With his own musical theatre company Essgee Entertainment, Gallaher produced and acted in stage productions of The Pirates of Penzance, H.M.S. Pinafore, The Mikado, The Merry Widow and A Funny Thing Happened on the Way to the Forum, among others.

For most of the 1980s his song "Australia Be Proud" was heard at the conclusion of each broadcast day on television station CTC Canberra, accompanied by a montage of video clips from across Australia. He and Jackie Love had a hit record "My Friend" written by Neil Sedaka.

In 2014 Gallaher returned to the stage to be reunited with Jon English for the first time in many years as they performed in Spamalot for Harvest Rain Theatre Company at the Queensland Performing Arts Centre (QPAC). In 2015 he took over the role of The Wonderful Wizard of Oz in the Australian production of Wicked and opened with it at the commencement of the Brisbane season. Gallaher recently directed a new production of his version of The Pirates of Penzance, which played at the QPAC to celebrate the 30th Anniversary of the Arts Centre and of the show's original opening.
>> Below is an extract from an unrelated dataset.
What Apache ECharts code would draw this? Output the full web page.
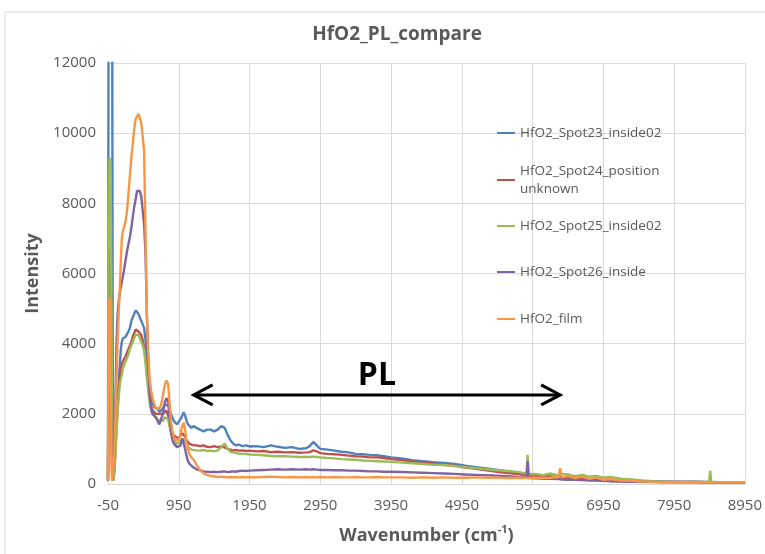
<!DOCTYPE html>
<html>
<head>
<meta charset="utf-8">
<title>HfO2_PL_compare</title>
<script src="https://cdn.jsdelivr.net/npm/echarts/dist/echarts.min.js"></script>
<style>
  html, body { margin: 0; padding: 0; background: #fff; }
  #main { width: 765px; height: 554px; }
</style>
</head>
<body>
<div id="main"></div>
<script>
// wavenumber axis (cm-1), shared by all five spectra
const wavenumber = [
  -50, -42, -35, -28, -20, -12, -5, 3, 10, 18,
  25, 40, 55, 70, 85, 100, 115, 130, 145, 160,
  180, 200, 220, 240, 260, 280, 300, 320, 340, 360,
  380, 400, 420, 440, 460, 480, 500, 520, 540, 560,
  580, 600, 625, 650, 675, 700, 725, 750, 775, 800,
  820, 840, 860, 880, 900, 925, 950, 975, 1000, 1020,
  1040, 1060, 1080, 1100, 1130, 1160, 1200, 1250, 1300, 1350,
  1400, 1450, 1500, 1550, 1600, 1640, 1680, 1720, 1760, 1800,
  1850, 1900, 1950, 2050, 2150, 2250, 2350, 2450, 2550, 2650,
  2750, 2800, 2850, 2900, 2950, 3050, 3150, 3250, 3350, 3450,
  3550, 3650, 3750, 3850, 3950, 4100, 4250, 4400, 4550, 4700,
  4850, 5000, 5150, 5300, 5450, 5600, 5750, 5865, 5880, 5895,
  6000, 6100, 6200, 6320, 6340, 6360, 6450, 6550, 6650, 6750,
  6850, 6950, 7050, 7200, 7350, 7500, 7650, 7800, 7950, 8100,
  8250, 8400, 8445, 8460, 8475, 8600, 8750, 8950
];

const spot23 = [
  100, 14000, 15000, 15000, 15000, 14500, 14000, 13500, 12800, 2000,
  200, 600, 1200, 1800, 2450, 2850, 3350, 3800, 4050, 4150,
  4100, 4200, 4250, 4350, 4450, 4650, 4750, 4850, 4950, 5000,
  4850, 4800, 4650, 4700, 4450, 4100, 3700, 3300, 2750, 2450,
  2300, 2200, 2150, 2150, 2050, 2100, 2150, 2250, 2300, 2250,
  2150, 2000, 1900, 1800, 1750, 1700, 1750, 1850, 1950, 2050,
  1950, 1800, 1700, 1650, 1600, 1650, 1600, 1550, 1500, 1550,
  1550, 1500, 1550, 1650, 1600, 1400, 1250, 1150, 1100, 1120,
  1080, 1100, 1070, 1080, 1050, 1100, 1060, 1030, 1050, 1000,
  1020, 1080, 1200, 1100, 1000, 980, 950, 920, 900, 860,
  850, 830, 820, 790, 760, 730, 680, 650, 620, 600,
  570, 520, 480, 440, 400, 360, 320, 290, 300, 280,
  260, 240, 220, 200, 190, 190, 180, 170, 160, 140,
  130, 120, 110, 100, 90, 80, 70, 65, 60, 60,
  55, 55, 55, 55, 55, 50, 50, 50
];

const spot24 = [
  100, 5500, 6400, 6700, 6500, 6000, 5000, 3000, 1500, 400,
  100, 400, 1000, 1600, 2200, 2650, 3000, 3250, 3400, 3500,
  3550, 3650, 3750, 3850, 3950, 4050, 4200, 4300, 4400, 4450,
  4350, 4300, 4250, 4100, 3900, 3600, 3200, 2800, 2400, 2200,
  2100, 2050, 2000, 2050, 2000, 1950, 2000, 2050, 2100, 1950,
  1700, 1550, 1450, 1400, 1350, 1300, 1300, 1350, 1450, 1420,
  1350, 1250, 1200, 1150, 1120, 1100, 1100, 1080, 1100, 1060,
  1050, 1080, 1050, 1070, 1040, 1000, 980, 960, 970, 950,
  960, 940, 950, 930, 940, 910, 920, 900, 910, 890,
  900, 910, 960, 930, 880, 860, 850, 830, 810, 790,
  780, 760, 760, 740, 710, 680, 640, 610, 580, 550,
  520, 470, 430, 390, 350, 310, 280, 250, 250, 240,
  220, 200, 190, 170, 170, 160, 150, 140, 130, 120,
  110, 100, 90, 80, 70, 65, 60, 55, 55, 55,
  55, 50, 50, 50, 50, 50, 50, 50
];

const spot25 = [
  100, 7500, 8600, 9300, 9200, 8700, 6500, 3500, 1500, 400,
  100, 300, 800, 1400, 2000, 2450, 2800, 3000, 3100, 3300,
  3400, 3500, 3600, 3700, 3850, 3950, 4050, 4150, 4250, 4300,
  4250, 4150, 4050, 3950, 3800, 3450, 3000, 2650, 2300, 2100,
  2000, 1950, 1900, 1850, 1800, 1750, 1800, 1900, 1950, 1850,
  1650, 1450, 1350, 1250, 1200, 1150, 1150, 1200, 1280, 1300,
  1250, 1150, 1050, 1000, 980, 970, 960, 950, 970, 940,
  950, 930, 960, 1050, 1150, 1000, 920, 900, 880, 870,
  860, 850, 840, 830, 820, 800, 790, 790, 780, 770,
  770, 770, 780, 770, 760, 740, 730, 710, 700, 690,
  670, 660, 650, 640, 630, 610, 590, 570, 550, 540,
  510, 480, 450, 420, 390, 370, 340, 300, 830, 280,
  290, 250, 300, 240, 260, 290, 270, 220, 260, 210,
  230, 180, 200, 150, 130, 100, 80, 70, 60, 60,
  55, 55, 55, 380, 55, 50, 50, 50
];

const spot26 = [
  100, 4000, 4600, 4500, 4000, 3000, 1800, 600, 100, 50,
  50, 800, 2500, 4000, 4800, 5200, 5400, 5600, 5750, 5900,
  6150, 6400, 6650, 6850, 7050, 7300, 7600, 7900, 8100, 8350,
  8400, 8350, 8200, 7800, 7400, 6600, 4800, 3400, 2500, 2150,
  2000, 1950, 1900, 1800, 1700, 1750, 2000, 2300, 2450, 2350,
  1900, 1500, 1250, 1150, 1100, 1050, 1000, 1100, 1300, 1250,
  1000, 800, 650, 580, 520, 470, 420, 390, 360, 350,
  340, 350, 340, 350, 360, 340, 350, 360, 350, 370,
  380, 370, 380, 390, 400, 410, 420, 410, 420, 410,
  420, 410, 420, 410, 400, 400, 390, 390, 380, 380,
  370, 360, 360, 350, 350, 340, 330, 320, 310, 300,
  290, 270, 260, 250, 240, 220, 200, 180, 650, 170,
  160, 150, 150, 140, 130, 130, 120, 120, 110, 100,
  100, 90, 80, 70, 65, 60, 55, 55, 55, 55,
  55, 50, 50, 50, 50, 50, 50, 50
];

const film = [
  100, 4500, 5300, 5200, 4500, 3000, 1500, 500, 100, 50,
  100, 800, 1900, 3000, 4000, 4800, 5500, 6300, 7000, 7200,
  7350, 7500, 7800, 8300, 8800, 9300, 9700, 10100, 10400, 10450,
  10550, 10600, 10300, 9900, 9500, 7200, 4800, 3700, 2950, 2650,
  2450, 2300, 2150, 2100, 2150, 2250, 2500, 2800, 2950, 2850,
  2300, 1800, 1500, 1350, 1250, 1200, 1250, 1450, 1650, 1750,
  1550, 1200, 1000, 850, 750, 700, 550, 400, 300, 260,
  230, 220, 200, 210, 200, 190, 200, 190, 200, 190,
  200, 190, 200, 190, 200, 210, 200, 190, 200, 190,
  200, 190, 200, 190, 200, 190, 200, 190, 190, 200,
  190, 190, 200, 190, 190, 190, 180, 190, 180, 190,
  180, 180, 190, 180, 180, 170, 180, 170, 170, 170,
  180, 170, 180, 200, 450, 190, 230, 170, 210, 150,
  180, 120, 140, 100, 90, 70, 60, 50, 50, 50,
  50, 50, 50, 50, 50, 50, 50, 50
];

const seriesNames = [
  'HfO2_Spot23_inside02',
  'HfO2_Spot24_position unknown',
  'HfO2_Spot25_inside02',
  'HfO2_Spot26_inside',
  'HfO2_film'
];
const seriesValues = [spot23, spot24, spot25, spot26, film];
const colors = ['#4F81BD', '#C0504D', '#9BBB59', '#8064A2', '#F79646'];

// "PL" annotation, in data units
const arrowFrom = 1160, arrowTo = 6340, arrowY = 2540;
const plLabelX = 3750, plLabelY = 3080;

const FONT = '"Open Sans", "Noto Sans", sans-serif';
const GREY = '#595959';
const GRID_GREY = '#d9d9d9';
const legendTops = [133, 180, 226, 272, 319];

const chart = echarts.init(document.getElementById('main'));

const option = {
  animation: false,
  backgroundColor: '#fff',
  textStyle: { fontFamily: FONT },
  title: {
    text: 'HfO2_PL_compare',
    left: 392,
    textAlign: 'center',
    top: 20,
    textStyle: { fontSize: 19, fontWeight: 'bold', color: GREY, fontFamily: FONT }
  },
  grid: { left: 108, right: 17, top: 63, bottom: 70 },
  legend: seriesNames.map((n, i) => ({
    data: [n],
    orient: 'vertical',
    left: 497,
    top: legendTops[i] - 9 - (i === 1 ? 18 : 0),
    padding: 0,
    icon: 'rect',
    itemWidth: 18,
    itemHeight: 2,
    selectedMode: false,
    formatter: name => name === 'HfO2_Spot24_position unknown' ? 'HfO2_Spot24_position\nunknown' : name,
    textStyle: {
      fontFamily: FONT, fontSize: 13.5, color: GREY, lineHeight: 18,
      padding: i === 1 ? [18, 0, 0, 0] : 0
    }
  })),
  xAxis: {
    type: 'value',
    min: -50,
    max: 8950,
    interval: 1000,
    name: '{a|Wavenumber (cm}{s|-1}{a|)}',
    nameLocation: 'middle',
    nameGap: 40,
    nameTextStyle: {
      rich: {
        a: { fontFamily: FONT, fontSize: 18, fontWeight: 'bold', color: GREY, lineHeight: 24 },
        s: { fontFamily: FONT, fontSize: 11, fontWeight: 'bold', color: GREY, lineHeight: 24, verticalAlign: 'top', padding: [0, 0, 8, 0] }
      }
    },
    axisLine: { lineStyle: { color: GRID_GREY } },
    axisTick: { show: false },
    axisLabel: { fontFamily: FONT, fontSize: 15, color: GREY, margin: 14, formatter: v => String(v) },
    splitLine: { show: true, lineStyle: { color: GRID_GREY } }
  },
  yAxis: {
    type: 'value',
    min: 0,
    max: 12000,
    interval: 2000,
    name: 'Intensity',
    nameLocation: 'middle',
    nameGap: 53,
    nameTextStyle: { fontFamily: FONT, fontSize: 18, fontWeight: 'bold', color: GREY },
    axisLine: { show: false },
    axisTick: { show: false },
    axisLabel: { fontFamily: FONT, fontSize: 15, color: GREY, margin: 12, formatter: v => String(v) },
    splitLine: { lineStyle: { color: GRID_GREY } }
  },
  series: seriesNames.map((n, i) => ({
    name: n,
    type: 'line',
    showSymbol: false,
    symbol: 'none',
    data: wavenumber.map((x, k) => [x, seriesValues[i][k]]),
    lineStyle: { width: 2.4, color: colors[i] },
    itemStyle: { color: colors[i] },
    emphasis: { disabled: true }
  }))
};

chart.setOption(option);

// arrow + label placed through the grid's own scales
const p1 = chart.convertToPixel({ gridIndex: 0 }, [arrowFrom, arrowY]);
const p2 = chart.convertToPixel({ gridIndex: 0 }, [arrowTo, arrowY]);
const pt = chart.convertToPixel({ gridIndex: 0 }, [plLabelX, plLabelY]);
const head = 19, spread = 10;
const arrowStyle = { stroke: '#000', lineWidth: 3, fill: null, lineJoin: 'miter' };

chart.setOption({
  graphic: [
    {
      type: 'rect', silent: true, z: -1,
      shape: { x: 5, y: 12, width: 800, height: 600 },
      style: { fill: null, stroke: GRID_GREY, lineWidth: 1 }
    },
    {
      type: 'line', silent: true, z: 100,
      shape: { x1: p1[0], y1: p1[1], x2: p2[0], y2: p2[1] },
      style: arrowStyle
    },
    {
      type: 'polyline', silent: true, z: 100,
      shape: { points: [[p1[0] + head, p1[1] - spread], [p1[0], p1[1]], [p1[0] + head, p1[1] + spread]] },
      style: arrowStyle
    },
    {
      type: 'polyline', silent: true, z: 100,
      shape: { points: [[p2[0] - head, p2[1] - spread], [p2[0], p2[1]], [p2[0] - head, p2[1] + spread]] },
      style: arrowStyle
    },
    {
      type: 'text', silent: true, z: 100,
      x: pt[0], y: pt[1],
      style: {
        text: 'PL', fill: '#000', fontFamily: FONT, fontSize: 32, fontWeight: 'bold',
        align: 'center', verticalAlign: 'middle'
      }
    }
  ]
});
</script>
</body>
</html>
He retired as deputy chair on the board of trustees of QPAC in 2018 and has been reappointed to the board of the Queensland Theatre Company (QTC). In 2018 he was appointed to the board of the Queensland Symphony Orchestra. He was formerly the chair of Harvest Rain Theatre Company (2012–15). He is patron to many arts organisations, including The Queensland Show Choir, Queensland Youth Symphony Orchestra, Spotlight Theatre Company, Gold Coast Theatre Alliance and the Canberra Area Theatre Awards. He is a member of Live Performance Australia (LPA) and sits on the Helpmann Awards nominating panel for Musical Theatre.

== Personal life ==
Simon Gallaher married Lisa McKenney in 1990 and they have three children. She is the sister of Todd McKenney, with whom Gallaher had also had a relationship prior to marrying Lisa. They lived in Tamborine Mountain and had a property at Palm Beach on the Gold Coast. They separated in April 2019.

==Discography==
===Studio and live albums===

List of albums, with Australian chart positions
| Title | Album details | Peak chart positions |
AUS
| Opening Night | Released: April 1981; Format: LP; Label: Festival Records (L 37580); | 45 |
| All in Good Time | Released: April 1982; Format: LP; Label: Festival Records (L 37839); | 59 |
| One Voice | Released: April 1983; Format: LP; Label: J&B (JB 135); Live album; | 15 |
| Unforgettable | Released: May 1991; Format: LP, CD; Label: CBS (468306-2); | 40 |
| Rising | Released: April 1992; Format: CD; Label: CBS (473836-2); | - |

===Soundtrack and cast albums===

List of compilations
| Title | Album details |
|---|---|
| The Pirates of Penzance (Australian Cast Recording) (with Jon English, The Fabulous Singlettes & Toni Lamond) | Released: 1994; Format: CD; Label: EMI (479775 -2); |
| Cyrano De Bergerac The Musical (with Normie Rowe, Penny Hay, The Prestige Symphony Orchestra and singers) | Released: 2001; Format: CD; Label: Harmony (HM076); |

===Compilations albums===

List of compilations
| Title | Album details |
|---|---|
| Silver Anniversary Collection | Released: 2000; Format: CD; Label: ABC Music (529845-2); |

===Singles===

List of singles, with selected chart positions
| Year | Title | Peak chart positions | Album |
AUS
| 1980 | "Sleeping Like a Baby" | - | non album single |
| "I'm Really Only Singing for You" | - | Opening Night |
| 1981 | "Australia Be Proud" (with The Marist Singers of N.S.W.) | 68 |
| "I'm Already Falling" | - |
| 1982 | "My Friend" (with Jackie Lowe) | 27 | All In Good Time |
| 1984 | "Please Don't Call" (with Jackie Lowe) | - | non album single |

==Awards and nominations==

===Logie Awards===
The Logie Awards (officially the TV Week Logie Awards) is an annual gathering to celebrate Australian television, sponsored and organised by magazine TV Week, with the first ceremony in 1959, known then as the TV Week Awards, the awards are presented in 20 categories representing both public and industry voted awards.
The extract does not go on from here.